Le accuse a vario titolo sono associazione a delinquere finalizzata alle fatture false, bancarotta e somministrazione illecita di manodopera e per alcuni anche l'aggravante di aver così agevolato l'attività della criminalità organizzata.
Secondo il quadro emerso dagli atti, Rfi, che è parte offesa, avrebbe commissionato lavori di manutenzione a grandi aziende, come Gcf del Gruppo Rossi e la Francesco Ventura Costruzioni Ferroviarie. Queste a loro volta avrebbero fatto ricorso, con la formula del "distacco della manodopera" ad altre società riconducibili alle famiglie Aloisio e Giardina le quali, per la procura, sarebbero legate alle cosche Nicoscia-Arena di Isola di Capo Rizzuto.

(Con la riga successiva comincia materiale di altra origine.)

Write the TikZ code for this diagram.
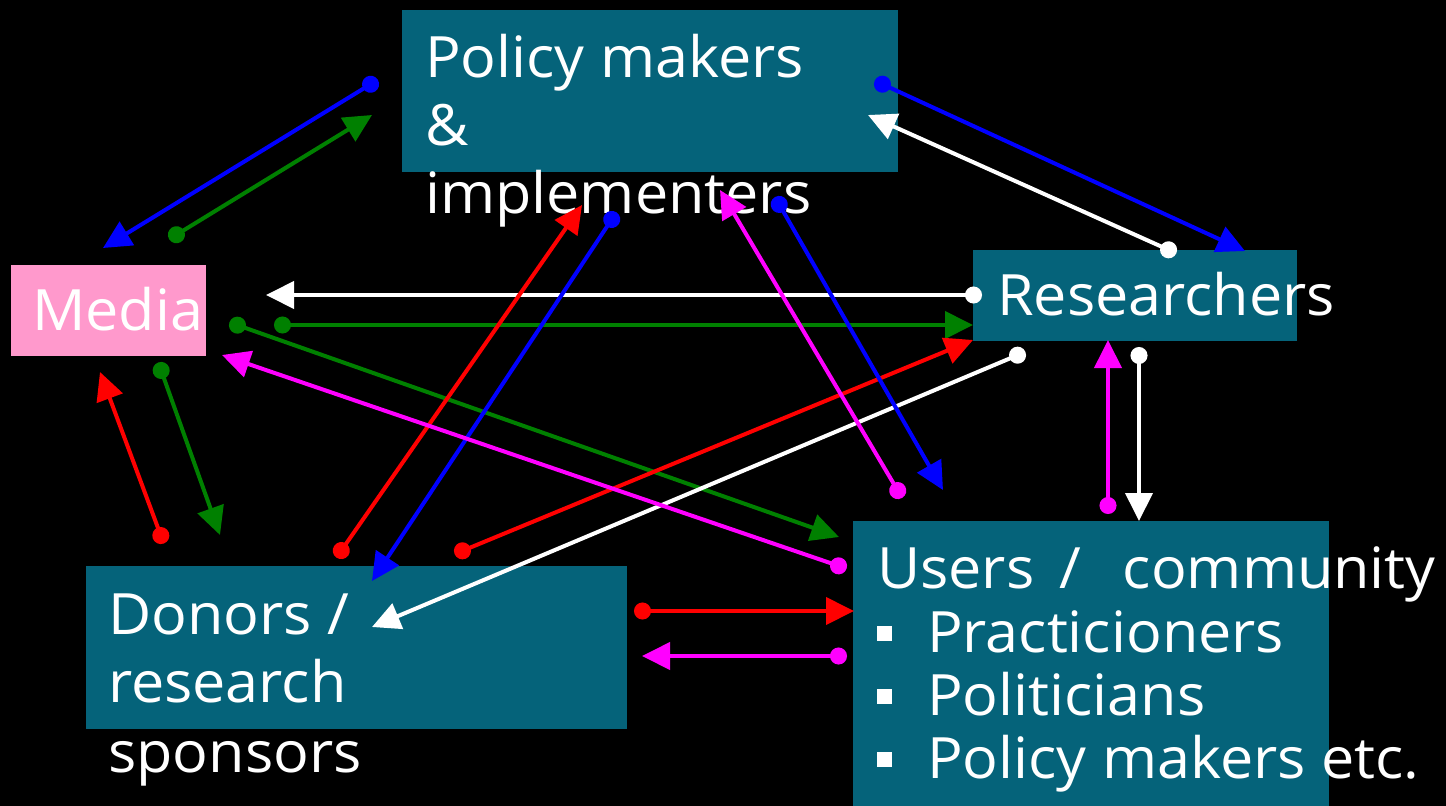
\documentclass[tikz,border=0pt]{standalone}
\usepackage{fontspec}
\setmainfont[FakeStretch=1.04]{Open Sans}
\usetikzlibrary{arrows.meta}
\definecolor{boxteal}{HTML}{05637A}
\definecolor{mediapink}{HTML}{FF99CC}
\definecolor{arrgreen}{HTML}{008000}
\definecolor{arrblue}{HTML}{0000FF}
\definecolor{arrred}{HTML}{FF0000}
\definecolor{arrmagenta}{HTML}{FF00FF}
\begin{document}
\begin{tikzpicture}[x=1pt,y=-1pt,
  box/.style={fill=boxteal, draw=none, inner sep=0, anchor=north west},
  lbl/.style={anchor=base west, inner sep=0, text=white,
    font=\fontsize{57}{64}\selectfont},
  bullet/.style={fill=white, draw=none, inner sep=0, minimum size=15pt, anchor=center},
  flow/.style={line width=4pt, shorten <=-8pt,
    {Circle[length=17pt]}-{Triangle[length=28pt,width=27pt]}}]

% canvas
\fill[black] (0,0) rectangle (1446,806);
\useasboundingbox (0,0) rectangle (1446,806);

% boxes
\node[box, minimum width=496pt, minimum height=162pt] (policy) at (402,10) {};
\node[box, fill=mediapink, minimum width=195pt, minimum height=91pt] (media) at (11,265) {};
\node[box, minimum width=324pt, minimum height=91pt] (researchers) at (973,250) {};
\node[box, minimum width=541pt, minimum height=163pt] (donors) at (86,566) {};
\node[box, minimum width=476pt, minimum height=285pt] (users) at (853,521) {};

% labels
\node[lbl] (pm1) at (425,77) {Policy makers};
\node[lbl] (pm2) at (425,145) {\&};
\node[lbl] (pm3) at (425,213) {implementers};
\node[lbl] (md1) at (32,330) {Media};
\node[lbl] (rs1) at (997,315) {Researchers};
\node[lbl] (dn1) at (108,634) {Donors /};
\node[lbl] (dn2) at (108,702) {research};
\node[lbl] (dn3) at (108,772) {sponsors};
\node[lbl] (us1) at (877,588) {Users\hspace{10pt} /\hspace{26pt} community};
\node[bullet] (b1) at (884,633) {};
\node[lbl] (us2) at (927,652) {Practicioners};
\node[bullet] (b2) at (884,696) {};
\node[lbl] (us3) at (927,715) {Politicians};
\node[bullet] (b3) at (884,759) {};
\node[lbl] (us4) at (927,778) {Policy makers etc.};

% connector end points
\coordinate (p1) at (371,84);   \coordinate (m1) at (103,248);
\coordinate (m2) at (176,235);  \coordinate (p2) at (372,115);
\coordinate (p3) at (882,84);   \coordinate (r3) at (1245,251);
\coordinate (r4) at (1169,250); \coordinate (p4) at (868,115);
\coordinate (r5) at (974,295);  \coordinate (m5) at (266,295);
\coordinate (m6) at (282,325);  \coordinate (r6) at (973,325);
\coordinate (m7) at (237,325);  \coordinate (u7) at (839,537);
\coordinate (d8) at (161,536);  \coordinate (m8) at (100,372);
\coordinate (m9) at (161,370);  \coordinate (d9) at (220,535);
\coordinate (d10) at (341,551); \coordinate (p10) at (582,205);
\coordinate (p11) at (612,219); \coordinate (d11) at (372,581);
\coordinate (d12) at (462,551); \coordinate (r12) at (973,340);
\coordinate (r13) at (1018,355);\coordinate (d13) at (372,627);
\coordinate (u14) at (898,491); \coordinate (p14) at (720,190);
\coordinate (p15) at (779,204); \coordinate (u15) at (943,490);
\coordinate (u16) at (1108,506);\coordinate (r16) at (1108,340);
\coordinate (r17) at (1139,355);\coordinate (u17) at (1139,521);
\coordinate (u18) at (839,566); \coordinate (m18) at (222,355);
\coordinate (d19) at (642,611); \coordinate (u19) at (854,611);
\coordinate (u20) at (839,656); \coordinate (d20) at (642,656);

% connectors
\draw[flow, arrblue] (p1) -- (m1);
\draw[flow, arrgreen] (m2) -- (p2);
\draw[flow, arrblue] (p3) -- (r3);
\draw[flow, white] (r4) -- (p4);
\draw[flow, white] (r5) -- (m5);
\draw[flow, arrgreen] (m6) -- (r6);
\draw[flow, arrgreen] (m7) -- (u7);
\draw[flow, arrred] (d8) -- (m8);
\draw[flow, arrgreen] (m9) -- (d9);
\draw[flow, arrred] (d10) -- (p10);
\draw[flow, arrblue] (p11) -- (d11);
\draw[flow, arrred] (d12) -- (r12);
\draw[flow, white] (r13) -- (d13);
\draw[flow, arrmagenta] (u14) -- (p14);
\draw[flow, arrblue] (p15) -- (u15);
\draw[flow, arrmagenta] (u16) -- (r16);
\draw[flow, white] (r17) -- (u17);
\draw[flow, arrmagenta] (u18) -- (m18);
\draw[flow, arrred] (d19) -- (u19);
\draw[flow, arrmagenta] (u20) -- (d20);
\end{tikzpicture}
\end{document}
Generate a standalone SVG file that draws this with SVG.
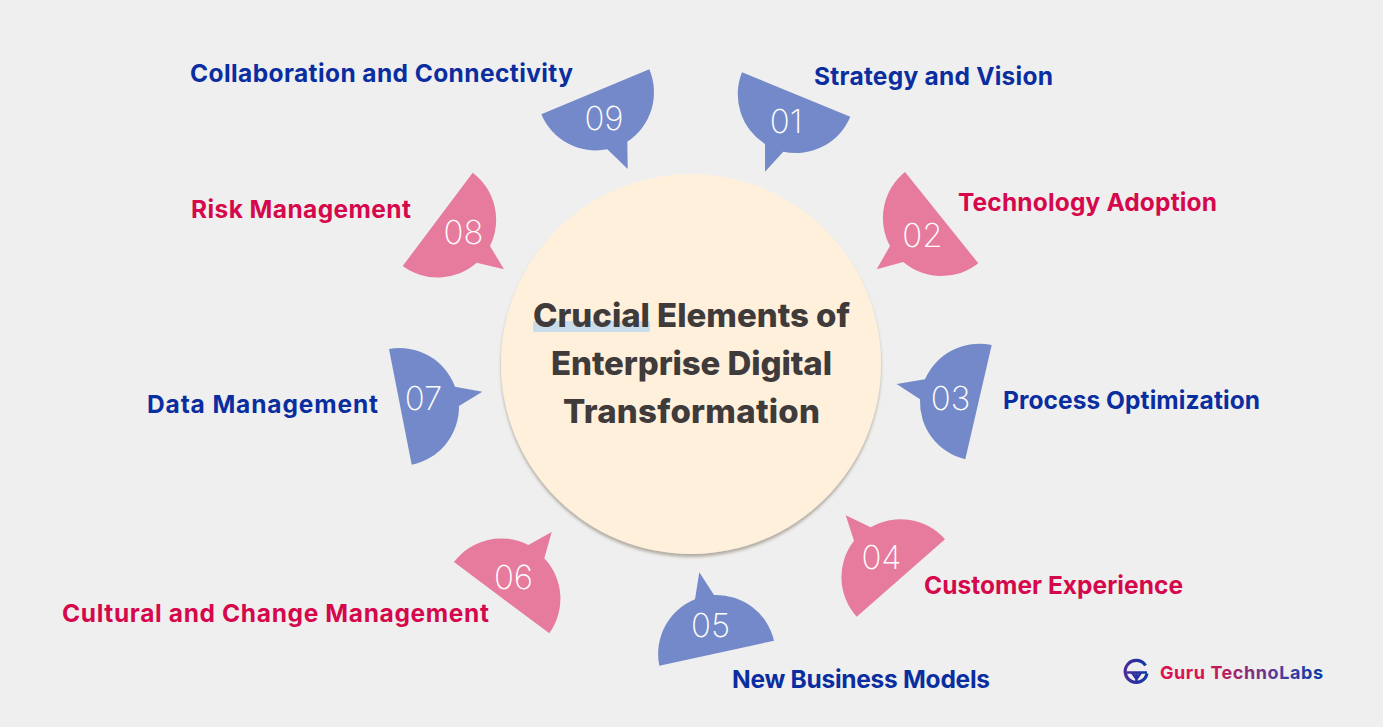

Tra gli indagati dell'inchiesta milanese (36 in tutto) anche l'imprenditrice calabrese Maria Antonietta Ventura. Presidente del cda del Gruppo Ventura, era stata candidata da centrosinistra e Cinque stelle alla presidenza della Calabria e la scorsa estate si era ritirata dalla corsa. Nei suoi confronti il pm Bruna Albertini aveva chiesto i domiciliari, mentre nei confronti di Alessandro e Edoardo Rossi, ai vertici dell'omonimo gruppo che lavora pure in Svizzera e nel Nord Europa, aveva chiesto il carcere. E poiché il giudice delle indagini preliminari ha rigettato queste e altre 17 richieste di arresto in quanto ha condiviso «solo in parte» l'impostazione ipotizzata, ora il pubblico ministero dovrebbe fare appello davanti al Tribunale del Riesame.